I am working on a non-model organism using customised oligo micro-arrays. I want to study the regulatory elements of differentially expressed genes (DEGs) to see whether they are controlled by shared transcriptional factors. We can map the DEGs to the recently sequenced genomic sequences of this species through selecting the best BLAST hit. I want to retrieve the regulatory genomic sequences of all DEGs and predict the possible TF binding sites of all DEGs. I want to know which tool can do this. Many thanks!
So I would break this into two problems:
- Getting Genomic data
- Scanning for TFs
Problem 1 is pretty easy. I would use Galaxy. It has tools for uploading entire genomes from arbitrary organisms and then a set of tools for extracting genomic intervals. Within ~10 minutes you should be able to get the upstream region of every gene in the locust genome. For this type of analysis I prefer to use 10Kb upstream but that number is certainly open for debate.

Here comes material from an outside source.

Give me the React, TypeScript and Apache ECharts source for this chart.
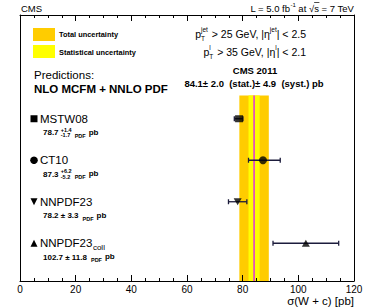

Problem 2 is a little more difficult and will require some approximations: My knowledge of the taxonomy of insects is not very good but I would guess that Drosophila melanogaster (DM) would be a pretty good approximation. You can use the JASPAR database to get the Position Weight Matrices for all TFs in DM (I would download them from the FTP site). Then scan the upstream region of each gene in locust. I've done this a few times before so here is a link to a Python script that should get you started. It requires the MOODS package which is here: (its not easy to find with Google) Paper, code. The script can be git-cloned/downloaded from here. Its currently pretty general (It can process any JASPAR file and SEQInteral file) but it should be easy to modify you need to do so.
If the DM PWMs aren't a reasonable approximation then you'll have to find a tool to predict them. However you'll need data other than microarray to get reasonable predictions (ChipSeq would be wonderful).

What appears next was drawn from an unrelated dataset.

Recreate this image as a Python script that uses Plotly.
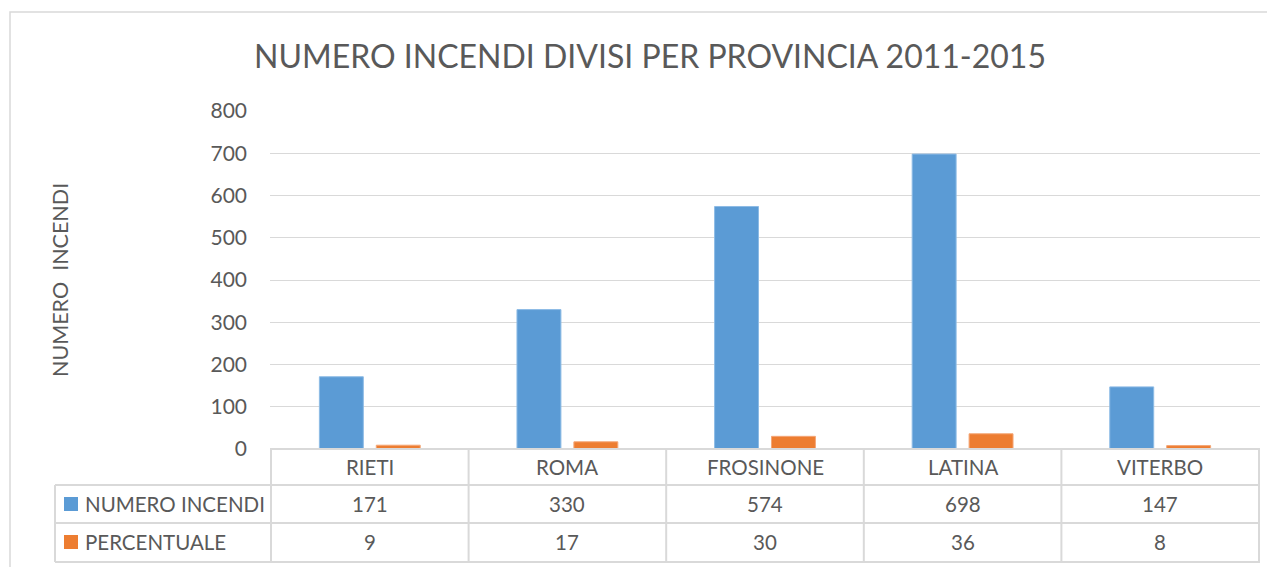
import plotly.graph_objects as go

categories = ["RIETI", "ROMA", "FROSINONE", "LATINA", "VITERBO"]
numero_incendi = [171, 330, 574, 698, 147]
percentuale = [9, 17, 30, 36, 8]
series_names = ["NUMERO INCENDI", "PERCENTUALE"]
y_ticks = [0, 100, 200, 300, 400, 500, 600, 700, 800]

BLUE = "#5B9BD5"
ORANGE = "#ED7D31"
TXT = "#595959"
GRID = "#D9D9D9"
FONT = "Lato"

OFF = 8  # page body margin
W, H = 1275 - OFF, 567 - OFF
L, R, T, B = 270 - OFF, 15, 111 - OFF, 118
PW = W - L - R
PH = H - T - B

def py(p):  # screen pixel y -> paper y
    return (H - B - (p - OFF)) / PH

def px(p):  # screen pixel x -> paper x
    return ((p - OFF) - L) / PW

fig = go.Figure()
fig.add_trace(go.Bar(x=categories, y=numero_incendi, name=series_names[0],
                     marker=dict(color=BLUE, line=dict(color="#8DBBE5", width=1))))
fig.add_trace(go.Bar(x=categories, y=percentuale, name=series_names[1],
                     marker=dict(color=ORANGE, line=dict(color="#F4A777", width=1))))

shapes = []
line = dict(color=GRID, width=2)
# outer chart border
shapes.append(dict(type="rect", xref="paper", yref="paper", x0=px(10), x1=px(1272),
                   y0=py(580), y1=py(12), line=dict(color=GRID, width=1.5), layer="below"))
# table horizontal lines
shapes.append(dict(type="line", xref="paper", yref="paper", x0=0, x1=1, y0=0, y1=0, line=line))
for yy in (485, 523, 562):
    shapes.append(dict(type="line", xref="paper", yref="paper", x0=px(55), x1=1,
                       y0=py(yy), y1=py(yy), line=line))
# table vertical lines (category boundaries)
for i in range(len(categories) + 1):
    shapes.append(dict(type="line", xref="x", yref="paper", x0=i - 0.5, x1=i - 0.5,
                       y0=0, y1=py(562), line=line))
shapes.append(dict(type="line", xref="paper", yref="paper", x0=px(55), x1=px(55),
                   y0=py(485), y1=py(562), line=line))
# legend keys in table
for c, yy in [(BLUE, 504), (ORANGE, 542)]:
    shapes.append(dict(type="rect", xref="paper", yref="paper", x0=px(64), x1=px(78),
                       y0=py(yy + 7), y1=py(yy - 7), fillcolor=c, line=dict(width=0)))

ann = []
tf = dict(family=FONT, size=20.5, color=TXT)
common = dict(showarrow=False, yanchor="middle", font=tf)
for i, c in enumerate(categories):
    ann.append(dict(x=c, xref="x", y=py(467), yref="paper", text=c, xanchor="center", **common))
    ann.append(dict(x=c, xref="x", y=py(504), yref="paper", text=str(numero_incendi[i]),
                    xanchor="center", **common))
    ann.append(dict(x=c, xref="x", y=py(542), yref="paper", text=str(percentuale[i]),
                    xanchor="center", **common))
for name, yy in zip(series_names, (504, 542)):
    ann.append(dict(x=px(83), xref="paper", y=py(yy), yref="paper", text=name,
                    xanchor="left", **common))
ann.append(dict(x=px(60), xref="paper", y=py(280), yref="paper", text="NUMERO  INCENDI",
                textangle=-90, showarrow=False, xanchor="center", yanchor="middle",
                font=dict(family=FONT, size=21.5, color=TXT)))

fig.update_layout(
    width=W, height=H,
    margin=dict(l=L, r=R, t=T, b=B),
    paper_bgcolor="white", plot_bgcolor="white",
    title=dict(text="NUMERO INCENDI DIVISI PER PROVINCIA 2011-2015", x=(650 - OFF) / W,
               xanchor="center", y=1 - (57 - OFF) / H, yanchor="middle",
               font=dict(family=FONT, size=32, color=TXT)),
    barmode="group", bargap=0.424, bargroupgap=0.228,
    showlegend=False,
    xaxis=dict(showticklabels=False, showgrid=False, zeroline=False, showline=False, ticks=""),
    yaxis=dict(range=[0, 800], tickvals=y_ticks, showgrid=True, gridcolor=GRID, gridwidth=1,
               zeroline=False, showline=False, ticks="", ticklabelstandoff=22,
               tickfont=dict(family=FONT, size=21, color=TXT)),
    shapes=shapes, annotations=ann,
)
fig.write_html("out.html")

When it comes to "analysis" of which TFs are enriched in you DEG list I would suggest one of two methods. Hypergeometric test (or Fisher's Exact) can find TFs which are in your DEG list more often than one would expect by chance. This will give you a pretty good "back of the envelope" answer but the hypergeo and fisher's test are not truly representative of biology. With a little more work you could get the data into the format required by GSEA, think of each TF as a "signature", and then see how well these signatures match your DEG ranking. This method tends to be a little more accepted by the general community.
-Hope that helps,
I agree with Will but would add that you might be able to use your own expression data to filter for candidate transcription factors (TFs) that are a) turned on in either of your samples or more stringently b) differentially expressed between your samples. This assumes that your custom arrays have probes for the TFs in question.

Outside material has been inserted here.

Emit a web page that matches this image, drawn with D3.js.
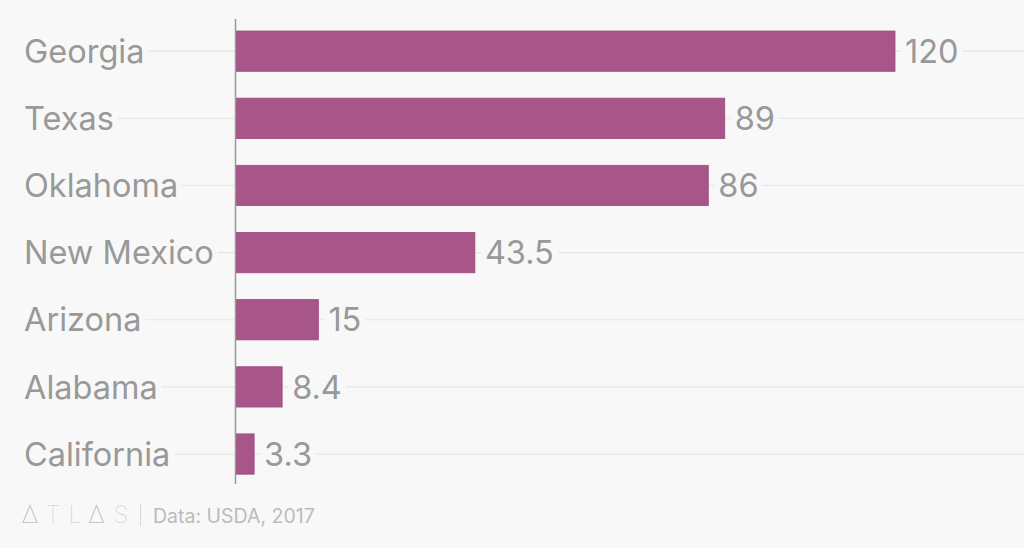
<!DOCTYPE html>
<html>
<head>
<meta charset="utf-8">
<script src="https://cdn.jsdelivr.net/npm/d3@7"></script>
<style>
  html, body { margin: 0; padding: 0; background: #f8f8f8; }
  svg { display: block; }
  text { font-family: Inter, "Noto Sans", sans-serif; }
</style>
</head>
<body>
<svg id="chart" width="1024" height="548"></svg>
<script>
const categories = ["Georgia", "Texas", "Oklahoma", "New Mexico", "Arizona", "Alabama", "California"];
const values = [120, 89, 86, 43.5, 15, 8.4, 3.3];
const valueLabels = ["120", "89", "86", "43.5", "15", "8.4", "3.3"];
const sourceText = "Data: USDA, 2017";

const W = 1024, H = 548;
const bg = "#f8f8f8";
const svg = d3.select("#chart");
svg.append("rect").attr("width", W).attr("height", H).attr("fill", bg);

const x = d3.scaleLinear().domain([0, 120]).range([236, 895]);
const y = d3.scaleBand().domain(categories).range([17.6, 487.6]).paddingInner(0.4).paddingOuter(0.2);

// gridlines at band centers
svg.append("g").selectAll("line").data(categories).join("line")
  .attr("x1", 24).attr("x2", W)
  .attr("y1", d => y(d) + y.bandwidth() / 2)
  .attr("y2", d => y(d) + y.bandwidth() / 2)
  .attr("stroke", "#e6e6e6").attr("stroke-width", 1.2);

// category labels with background
const labG = svg.append("g");
categories.forEach(c => {
  const g = labG.append("g");
  const t = g.append("text")
    .attr("x", 24).attr("y", y(c) + y.bandwidth() / 2)
    .attr("dy", "0.36em")
    .attr("font-size", 32.5).attr("fill", "#999999")
    .text(c);
  const b = t.node().getBBox();
  g.insert("rect", "text").attr("x", b.x - 4).attr("y", b.y).attr("width", b.width + 8).attr("height", b.height).attr("fill", bg);
});

// bars
svg.append("g").selectAll("rect").data(categories).join("rect")
  .attr("x", x(0))
  .attr("y", d => y(d))
  .attr("width", (d, i) => x(values[i]) - x(0))
  .attr("height", y.bandwidth())
  .attr("fill", "#a8568a")
  .attr("stroke", "#9c4a7e").attr("stroke-width", 0.8);

// value labels
const valG = svg.append("g");
categories.forEach((c, i) => {
  const g = valG.append("g");
  const t = g.append("text")
    .attr("x", x(values[i]) + 10).attr("y", y(c) + y.bandwidth() / 2)
    .attr("dy", "0.36em")
    .attr("font-size", 32.5).attr("fill", "#999999")
    .text(valueLabels[i]);
  const b = t.node().getBBox();
  g.insert("rect", "text").attr("x", b.x - 4).attr("y", b.y).attr("width", b.width + 8).attr("height", b.height).attr("fill", bg);
});

// axis line
svg.append("line").attr("x1", 235.5).attr("x2", 235.5).attr("y1", 19).attr("y2", 484)
  .attr("stroke", "#999999").attr("stroke-width", 1.5);

// footer logo
const logo = svg.append("g").attr("fill", "none").attr("stroke", "#c8c8c8").attr("stroke-width", 1.2);
const tri = (x0) => `M${x0},522.5 L${x0 + 7},505.5 L${x0 + 14},522.5 Z`;
logo.append("path").attr("d", tri(23));
logo.append("path").attr("d", tri(89.5));
const ft = svg.append("g").attr("fill", "#c8c8c8").attr("font-size", 24).attr("font-weight", 100);
ft.append("text").attr("x", 45.5).attr("y", 523).text("T");
ft.append("text").attr("x", 68.5).attr("y", 523).text("L");
ft.append("text").attr("x", 113.5).attr("y", 523).text("S");
svg.append("line").attr("x1", 140.5).attr("x2", 140.5).attr("y1", 504).attr("y2", 526)
  .attr("stroke", "#d8d8d8").attr("stroke-width", 1);
svg.append("text").attr("x", 153).attr("y", 523)
  .attr("font-size", 19.5).attr("fill", "#bbbbbb")
  .text(sourceText);
</script>
</body>
</html>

Finally some time to address this interesting and relevant topic.
First, I am not certain that transcription factors (TFs) will show accurate, reliable, detectable expression differences between control and treatment. You are likely to see a few, but detecting many may not be feasible.
Second, I would have a look at the papers from Manolis Kellis' group on sequence comparisons to detect transcription control motifs. They did this work in yeast and in fruit flies. You may be able to use their fly data to identify motifs. JASPAR and TRANSFAC don't have much in terms of insect motifs. An alternate approach is to use the genome sequences from fruit fly, mosquito, honeybee and others to build alignments in order to identify likely regulatory motifs or TF binding sites (TFBSs). You'll have to do this on a gene by gene basis as synteny won't exist across these species as it does for the yeasts or Drosophila species Kellis et al examined. Nonetheless, such an effort may identify conserved core motifs. You can then look to see if the presence of that motif corresponds to an enrichment of upregulated, downregulated or non-responding genes.
Because you are looking at a "new" or different species, linking a motif to a TF may be difficult. I do like Will's GSEA approach but am unsure what to tell you that you should expect for a success rate with this. Could work well, could be problematic.